Kim's claim to fame came as Tonto to Paris Hilton's Lone Ranger, and notched up via a notorious sex tape, which at the time simply heightened her image as fame-whore, golddigger and slutsky. Taking a page out of Angelina Jolie's make-over textbook, Kim embraced her tape, traded in on her attractiveness and launched an empire. You can't hate. Really ingenious, tactical move financially, but how much of a toll emotionally?
Zimmerman defends Kardashian's right to publish as many naked selfies as she chooses by quoting Kim: "I am empowered by feeling comfortable in my skin. I am empowered by showing the world my flaws and not being afraid of what anyone is going to say about me." Hmmmm? Nah. If that were true, I'd buy into and even applaud her statement, but how many meltdowns has Kim Kardashian had when someone criticized her choices? The very fact that she felt it necessary to take on criticizers, 19 year old Chloe Moretz and Bette Midler, to be exact, spoke more about her motives... the "Why's" ... than her actual statement. She could have simply laughed it off and said, "Ladies, I love you too." Or better yet, said nothing. People who are empowered and secure in their decisions generally dismiss others' criticisms as totally irrelevant, as one dismisses a fly on the wall. What I say and do is all about me; what you think is all about you. Empowered people treat criticism nonchalantly, casually; they feel above it all. If my time is spent going after that fly with a vengeance bordering on all-out warfare, when I bring an Uzi to a fly fight, then that fly has gotten under my skin, and I'm not immune to its unnerving - hence, I'm not really that empowered.

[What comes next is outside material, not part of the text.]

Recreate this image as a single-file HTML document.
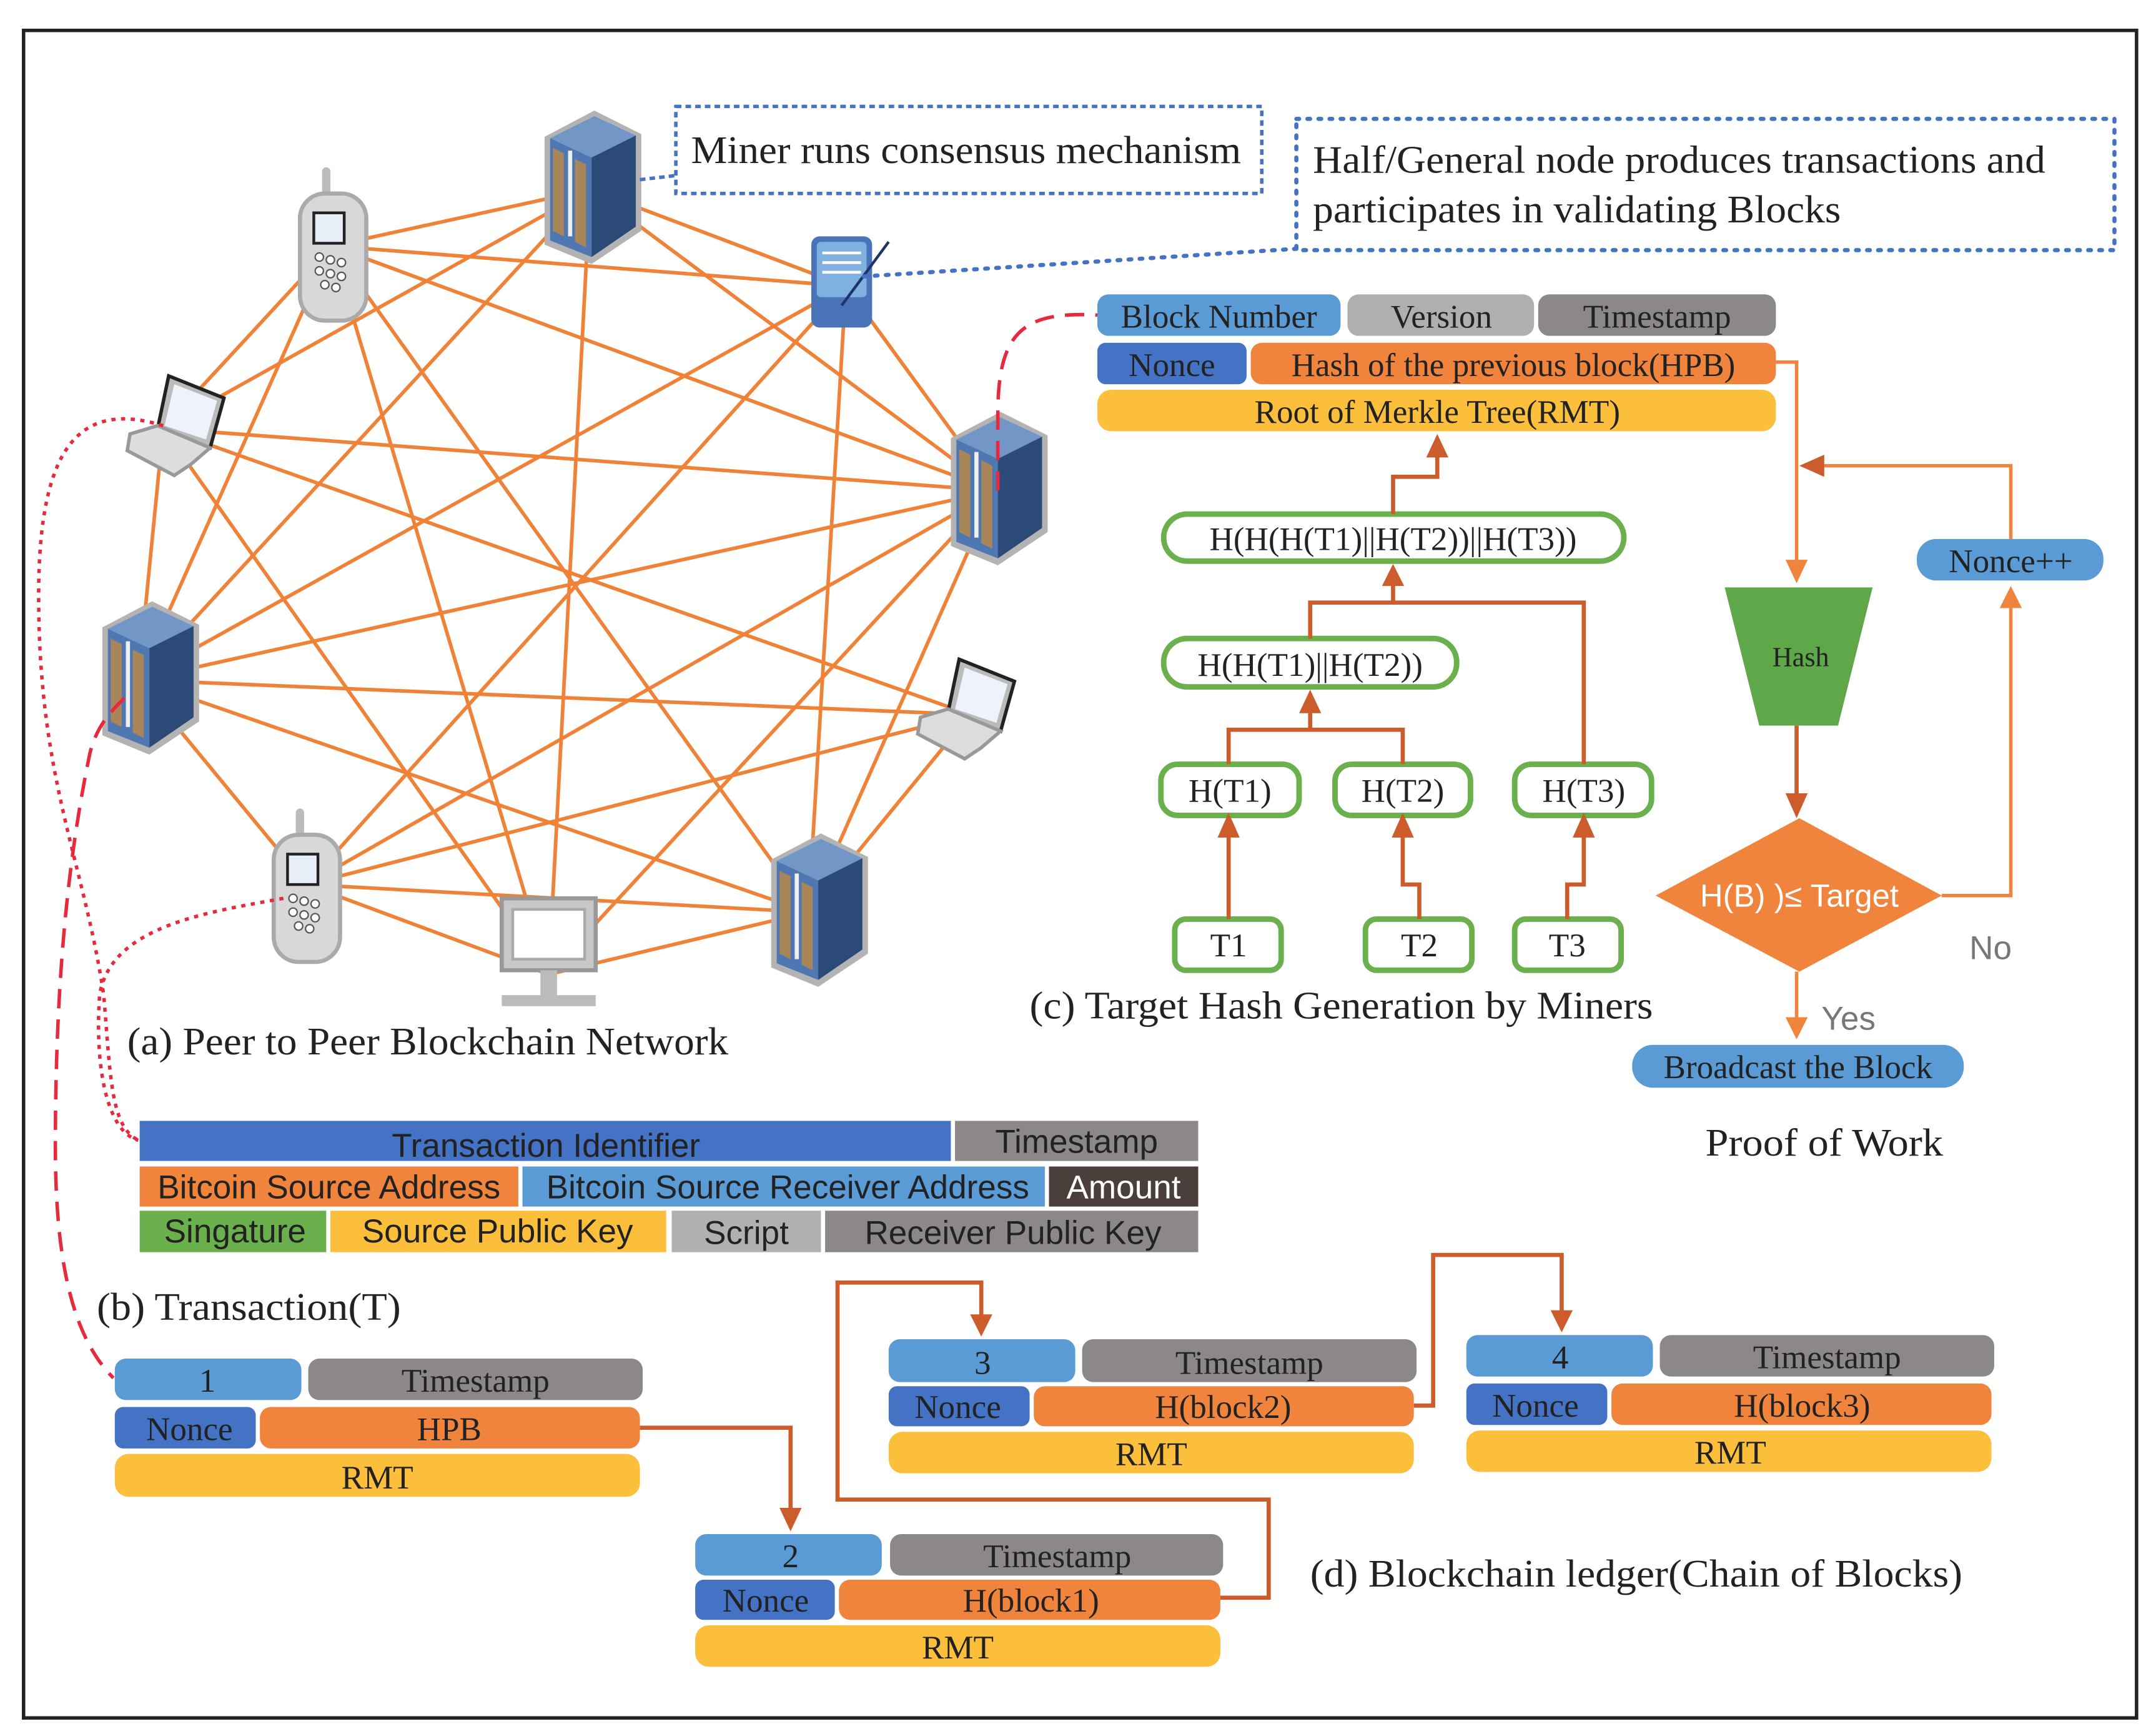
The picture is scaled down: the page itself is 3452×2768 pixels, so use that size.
<!DOCTYPE html>
<html><head><meta charset="utf-8"><style>
html,body{margin:0;padding:0;background:#fff}
svg{display:block}
.s{font-family:"Liberation Serif",serif;fill:#222}
.a{font-family:"Liberation Sans",sans-serif;fill:#222}
</style></head><body>
<svg width="3452" height="2768" viewBox="0 0 1560 1251" xmlns="http://www.w3.org/2000/svg">
<defs>
<g id="srv">
<polygon points="-34,-38 2,-57 36,-40 36,30 0,54 -34,40" fill="#b3b3b3"/>
<polygon points="-30,-37 2,-53 32,-39 0,-23" fill="#7296c6"/>
<polygon points="-30,-37 0,-23 0,49 -30,37" fill="#4f78b2"/>
<polygon points="0,-23 32,-39 32,27 0,49" fill="#2c4a77"/>
<polygon points="-28,-30 -20,-26 -20,34 -28,30" fill="#a8865a"/>
<polygon points="-12,-22 -4,-18 -4,42 -12,38" fill="#a8865a"/>
<rect x="-17" y="-28" width="3" height="62" fill="#eee"/>
</g>
<g id="phone">
<rect x="-8" y="-55" width="6" height="22" rx="3" fill="#bbb"/>
<rect x="-24" y="-36" width="48" height="92" rx="18" fill="#d8d8d8" stroke="#aaa" stroke-width="3"/>
<rect x="-14" y="-22" width="22" height="22" fill="#e8eef8" stroke="#222" stroke-width="2"/>
<g fill="#fff" stroke="#555" stroke-width="1"><circle cx="-10" cy="10" r="3"/><circle cx="-2" cy="12" r="3"/><circle cx="6" cy="14" r="3"/><circle cx="-10" cy="20" r="3"/><circle cx="-2" cy="22" r="3"/><circle cx="6" cy="24" r="3"/><circle cx="-6" cy="30" r="3"/><circle cx="2" cy="32" r="3"/></g>
</g>
<g id="lap">
<polygon points="-6,-36 34,-20 24,16 -14,2" fill="#bbb" stroke="#222" stroke-width="2.5"/>
<polygon points="-2,-30 29,-18 21,10 -9,0" fill="#eef2fa"/>
<polygon points="-34,6 -14,0 24,16 10,28 -2,36 -36,18" fill="#ddd" stroke="#999" stroke-width="2.5"/>
</g>
</defs>
<rect x="17" y="22" width="1529" height="1221" fill="none" stroke="#222" stroke-width="2.5"/>

<g stroke="#f08237" stroke-width="2.6">
<line x1="427" y1="137" x2="240" y2="178"/><line x1="427" y1="137" x2="612" y2="207"/><line x1="427" y1="137" x2="118" y2="310"/><line x1="427" y1="137" x2="720" y2="355"/><line x1="427" y1="137" x2="397" y2="705"/><line x1="427" y1="137" x2="100" y2="492"/>
<line x1="240" y1="178" x2="612" y2="207"/><line x1="240" y1="178" x2="118" y2="310"/><line x1="240" y1="178" x2="720" y2="355"/><line x1="240" y1="178" x2="100" y2="492"/><line x1="240" y1="178" x2="585" y2="660"/><line x1="240" y1="178" x2="397" y2="705"/>
<line x1="612" y1="207" x2="720" y2="355"/><line x1="612" y1="207" x2="100" y2="492"/><line x1="612" y1="207" x2="222" y2="640"/><line x1="612" y1="207" x2="585" y2="660"/>
<line x1="118" y1="310" x2="720" y2="355"/><line x1="118" y1="310" x2="100" y2="492"/><line x1="118" y1="310" x2="702" y2="517"/><line x1="118" y1="310" x2="397" y2="705"/>
<line x1="720" y1="355" x2="100" y2="492"/><line x1="720" y1="355" x2="585" y2="660"/><line x1="720" y1="355" x2="397" y2="705"/><line x1="720" y1="355" x2="222" y2="640"/>
<line x1="100" y1="492" x2="702" y2="517"/><line x1="100" y1="492" x2="222" y2="640"/><line x1="100" y1="492" x2="585" y2="660"/>
<line x1="702" y1="517" x2="585" y2="660"/><line x1="702" y1="517" x2="222" y2="640"/>
<line x1="222" y1="640" x2="585" y2="660"/><line x1="222" y1="640" x2="397" y2="705"/><line x1="397" y1="705" x2="585" y2="660"/>
</g>

<use href="#srv" x="428" y="137"/>
<use href="#phone" x="241" y="176"/>
<g transform="translate(609,203)"><rect x="-22" y="-32" width="44" height="66" rx="6" fill="#4a74b8"/><rect x="-18" y="-28" width="36" height="40" rx="3" fill="#7fb0e0"/><g stroke="#fff" stroke-width="2"><line x1="-14" y1="-20" x2="14" y2="-20"/><line x1="-14" y1="-13" x2="14" y2="-13"/><line x1="-14" y1="-6" x2="14" y2="-6"/></g><line x1="0" y1="18" x2="34" y2="-28" stroke="#1c3566" stroke-width="2"/></g>
<use href="#lap" x="128" y="308"/>
<use href="#srv" x="722" y="355"/>
<use href="#srv" x="108" y="492"/>
<use href="#lap" x="700" y="513"/>
<use href="#phone" x="222" y="640"/>
<g transform="translate(397,690)"><rect x="-34" y="-40" width="68" height="52" fill="#c8c8c8" stroke="#999" stroke-width="3"/><rect x="-26" y="-32" width="52" height="36" fill="#fff" stroke="#aaa" stroke-width="2"/><rect x="-6" y="12" width="12" height="22" fill="#bbb"/><rect x="-34" y="30" width="68" height="8" fill="#bbb"/></g>
<use href="#srv" x="592" y="660"/>

<rect x="489" y="77" width="424" height="63" fill="none" stroke="#4472c4" stroke-width="2.5" stroke-dasharray="4,3"/>
<line x1="463" y1="130" x2="489" y2="127" stroke="#4472c4" stroke-width="2.5" stroke-dasharray="4,3"/>
<text x="500" y="118" class="s" font-size="28" textLength="398" lengthAdjust="spacingAndGlyphs">Miner runs consensus mechanism</text>
<rect x="938" y="86" width="592" height="95" fill="none" stroke="#4472c4" stroke-width="3" stroke-dasharray="2,6" stroke-linecap="round"/>
<line x1="625" y1="200" x2="938" y2="180" stroke="#4472c4" stroke-width="3" stroke-dasharray="2,6" stroke-linecap="round"/>
<text x="950" y="125" class="s" font-size="28" textLength="530" lengthAdjust="spacingAndGlyphs">Half/General node produces transactions and</text>
<text x="950" y="161" class="s" font-size="28" textLength="382" lengthAdjust="spacingAndGlyphs">participates in validating Blocks</text>

<g fill="none" stroke="#e8283c" stroke-width="2.5">
<path d="M722,355 L722,300 C722,240 740,225 794,228" stroke-dasharray="14,8"/>
<path d="M118,308 C60,290 30,320 28,420 C26,560 60,620 75,720 C80,780 80,815 100,825" stroke-dasharray="3,4"/>
<path d="M205,650 C150,660 80,670 72,720 C68,780 80,820 100,825" stroke-dasharray="3,4"/>
<path d="M90,505 C80,515 70,525 65,545 C45,640 40,740 40,830 C40,920 55,970 82,997" stroke-dasharray="14,8"/>
</g>

<g class="s" font-size="24" text-anchor="middle">
<rect x="794" y="213" width="176" height="30" rx="8" fill="#5b9bd5"/><text x="882" y="237">Block Number</text>
<rect x="975" y="213" width="135" height="30" rx="8" fill="#afafaf"/><text x="1043" y="237">Version</text>
<rect x="1113" y="213" width="172" height="30" rx="8" fill="#8c8888"/><text x="1199" y="237">Timestamp</text>
<rect x="794" y="248" width="108" height="30" rx="6" fill="#4472c4"/><text x="848" y="272">Nonce</text>
<rect x="905" y="248" width="380" height="30" rx="8" fill="#f0843c"/><text x="1095" y="272">Hash of the previous block(HPB)</text>
<rect x="794" y="282" width="491" height="30" rx="10" fill="#fbbf3b"/><text x="1040" y="306">Root of Merkle Tree(RMT)</text>
</g>

<g fill="#fff" stroke="#6ab04c" stroke-width="4">
<rect x="842" y="372" width="333" height="34" rx="17"/>
<rect x="842" y="462" width="212" height="35" rx="17"/>
<rect x="840" y="553" width="100" height="37" rx="12"/>
<rect x="966" y="553" width="98" height="37" rx="12"/>
<rect x="1096" y="553" width="99" height="37" rx="12"/>
<rect x="850" y="665" width="77" height="37" rx="8"/>
<rect x="988" y="665" width="77" height="37" rx="8"/>
<rect x="1096" y="665" width="77" height="37" rx="8"/>
</g>
<g class="s" font-size="24" text-anchor="middle">
<text x="1008" y="398">H(H(H(T1)||H(T2))||H(T3))</text>
<text x="948" y="489">H(H(T1)||H(T2))</text>
<text x="890" y="580">H(T1)</text><text x="1015" y="580">H(T2)</text><text x="1146" y="580">H(T3)</text>
<text x="889" y="692">T1</text><text x="1027" y="692">T2</text><text x="1134" y="692">T3</text>
</g>
<g fill="none" stroke="#cd5c2c" stroke-width="3">
<path d="M889,665 V600"/><path d="M1027,665 V640 H1015 V600"/><path d="M1134,665 V640 H1146 V600"/>
<path d="M889,553 V528 H1015 V553"/><path d="M948,528 V510"/>
<path d="M948,462 V436 H1146 V553"/><path d="M1008,436 V418"/>
<path d="M1008,372 V345 H1040 V325"/>
<path d="M463,1033 H572 V1095"/>
<path d="M883,1156 H918 V1085 H606 V928 H710 V955"/>
<path d="M1023,1017 H1037 V908 H1130 V952"/>
<path d="M1300,525 V580"/>
</g>
<g fill="#cd5c2c">
<polygon points="889,588 881,606 897,606"/><polygon points="1015,588 1007,606 1023,606"/><polygon points="1146,588 1138,606 1154,606"/>
<polygon points="948,499 940,516 956,516"/><polygon points="1008,408 1000,424 1016,424"/><polygon points="1040,314 1032,331 1048,331"/>
<polygon points="572,1108 564,1091 580,1091"/><polygon points="710,967 702,951 718,951"/><polygon points="1130,964 1122,948 1138,948"/>
<polygon points="1300,592 1292,574 1308,574"/>
</g>

<g fill="none" stroke="#f0843c" stroke-width="2.5">
<path d="M1285,262 H1300 V410"/><path d="M1455,390 V337 H1315"/><path d="M1405,648 H1455 V438"/><path d="M1300,703 V740"/>
</g>
<g fill="#f0843c">
<polygon points="1300,422 1292,405 1308,405"/><polygon points="1455,424 1447,440 1463,440"/><polygon points="1300,752 1292,736 1308,736"/>
</g>
<polygon points="1302,337 1320,329 1320,345" fill="#cd5c2c"/>
<polygon points="1248,425 1355,425 1330,525 1273,525" fill="#5fa84a"/>
<text x="1303" y="482" class="s" font-size="20" text-anchor="middle">Hash</text>
<polygon points="1302,592 1405,648 1302,703 1198,648" fill="#f0843c"/>
<text x="1302" y="656" class="a" font-size="23" style="fill:#fff" text-anchor="middle">H(B) )≤ Target</text>
<rect x="1387" y="390" width="135" height="30" rx="14" fill="#5b9bd5"/>
<text x="1455" y="414" class="s" font-size="24" text-anchor="middle">Nonce++</text>
<text x="1425" y="694" class="a" font-size="24" style="fill:#777">No</text>
<text x="1318" y="745" class="a" font-size="24" style="fill:#777">Yes</text>
<rect x="1181" y="756" width="240" height="31" rx="15" fill="#5b9bd5"/>
<text x="1301" y="780" class="s" font-size="24" text-anchor="middle">Broadcast the Block</text>
<text x="1320" y="836" class="s" font-size="28" text-anchor="middle" textLength="172" lengthAdjust="spacingAndGlyphs">Proof of Work</text>
<text x="745" y="737" class="s" font-size="28" textLength="451" lengthAdjust="spacingAndGlyphs">(c) Target Hash Generation by Miners</text>
<text x="92" y="763" class="s" font-size="28" textLength="435" lengthAdjust="spacingAndGlyphs">(a) Peer to Peer Blockchain Network</text>

<g class="a" font-size="24" text-anchor="middle">
<rect x="101" y="811" width="587" height="29" fill="#4472c4"/><text x="395" y="837">Transaction Identifier</text>
<rect x="691" y="811" width="176" height="29" fill="#8c8888"/><text x="779" y="834">Timestamp</text>
<rect x="101" y="844" width="274" height="29" fill="#f0843c"/><text x="238" y="867">Bitcoin Source Address</text>
<rect x="378" y="844" width="378" height="29" fill="#5b9bd5"/><text x="570" y="867">Bitcoin Source Receiver Address</text>
<rect x="759" y="844" width="108" height="29" fill="#4a3f3a"/><text x="813" y="867" style="fill:#fff">Amount</text>
<rect x="101" y="876" width="135" height="30" fill="#6ab04c"/><text x="170" y="899">Singature</text>
<rect x="239" y="876" width="243" height="30" fill="#fbbf3b"/><text x="360" y="899">Source Public Key</text>
<rect x="486" y="876" width="108" height="30" fill="#b0b0b0"/><text x="540" y="900">Script</text>
<rect x="597" y="876" width="270" height="30" fill="#8c8888"/><text x="733" y="900">Receiver Public Key</text>
</g>
<text x="70" y="955" class="s" font-size="28" textLength="220" lengthAdjust="spacingAndGlyphs">(b) Transaction(T)</text>

<g class="s" font-size="24" text-anchor="middle">
<rect x="83" y="983" width="135" height="30" rx="8" fill="#5b9bd5"/><text x="150" y="1007">1</text>
<rect x="223" y="983" width="242" height="30" rx="8" fill="#8c8888"/><text x="344" y="1007">Timestamp</text>
<rect x="83" y="1018" width="102" height="30" rx="6" fill="#4472c4"/><text x="137" y="1042">Nonce</text>
<rect x="188" y="1018" width="275" height="30" rx="8" fill="#f0843c"/><text x="325" y="1042">HPB</text>
<rect x="83" y="1052" width="380" height="31" rx="10" fill="#fbbf3b"/><text x="273" y="1077">RMT</text>

<rect x="503" y="1110" width="135" height="30" rx="8" fill="#5b9bd5"/><text x="572" y="1134">2</text>
<rect x="644" y="1110" width="241" height="30" rx="8" fill="#8c8888"/><text x="765" y="1134">Timestamp</text>
<rect x="503" y="1143" width="101" height="29" rx="6" fill="#4472c4"/><text x="554" y="1166">Nonce</text>
<rect x="607" y="1143" width="276" height="29" rx="8" fill="#f0843c"/><text x="746" y="1166">H(block1)</text>
<rect x="503" y="1176" width="380" height="30" rx="10" fill="#fbbf3b"/><text x="693" y="1200">RMT</text>

<rect x="643" y="969" width="135" height="31" rx="8" fill="#5b9bd5"/><text x="711" y="994">3</text>
<rect x="783" y="969" width="242" height="31" rx="8" fill="#8c8888"/><text x="904" y="994">Timestamp</text>
<rect x="643" y="1003" width="102" height="29" rx="6" fill="#4472c4"/><text x="693" y="1026">Nonce</text>
<rect x="748" y="1003" width="275" height="29" rx="8" fill="#f0843c"/><text x="885" y="1026">H(block2)</text>
<rect x="643" y="1036" width="380" height="30" rx="10" fill="#fbbf3b"/><text x="833" y="1060">RMT</text>

<rect x="1061" y="966" width="135" height="30" rx="8" fill="#5b9bd5"/><text x="1129" y="990">4</text>
<rect x="1201" y="966" width="242" height="30" rx="8" fill="#8c8888"/><text x="1322" y="990">Timestamp</text>
<rect x="1061" y="1001" width="102" height="30" rx="6" fill="#4472c4"/><text x="1111" y="1025">Nonce</text>
<rect x="1166" y="1001" width="275" height="30" rx="8" fill="#f0843c"/><text x="1304" y="1025">H(block3)</text>
<rect x="1061" y="1035" width="380" height="30" rx="10" fill="#fbbf3b"/><text x="1252" y="1059">RMT</text>
</g>
<text x="948" y="1148" class="s" font-size="28" textLength="472" lengthAdjust="spacingAndGlyphs">(d) Blockchain ledger(Chain of Blocks)</text>
</svg>
</body></html>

Empowerment is a self-confidence that rests in my ability to set my own boundaries and act as I choose on my own terms, regardless of others' opinions. In spite of other's opinions. Real empowerment ignores outside opinions no matter how demeaning because they are not definitive of who I believe myself to be. Again, what you think is all about you. Empowerment also isn't swayed by society's dictums, wooing, judgments or decisions on looks, styles, etc. i.e., I don't need to have a butt, lip, or boob enhancement because certain segments of society think it looks sexy. I'm still sexy if my boobs or ass are pancake flat. I'm sexy whether you see me as sexy and I'm still a bad-ass regardless of your opinion. And I don't need a man to validate my sexiness. If I say I'm sexy, then dammit, I'm sexy. As long as that's how I see myself, then that's the end game. Deal with it. Now, that's empowered thinking.
And what exactly are Kim's "why's?" I have several theories, but they're mine, just as Kim's freedom is hers to do with as she chooses. She doesn't answer to us, nor should she. But my "why's" don't buy into for a second Kim's empowerment rationale, because again, after all What I Think Is All About Me.
Does that mean Kim is wrong to flaunt her bodacious tata's while Ayesha Curry is correct in playing the modest wife and mother? No. Kim and Ayesha are doing them, adding to their twitter followers while sucking in money like a vacuum and probably enjoying whatever fame brings them. Neither woman is obligated to be a role model to anyone other than their very own children, unless they so chose. And, Kim deserves, as do we all, all the happiness and success she is able to obtain in a life-time. But if there is that desire, as Kim states, to use the platform she was given to "encourage the same empowerment for girls and woman all over the world," then let it be genuine empowerment that frees and liberates women and allows them to create their own sense of self without the pressure of retaliation after public censorship.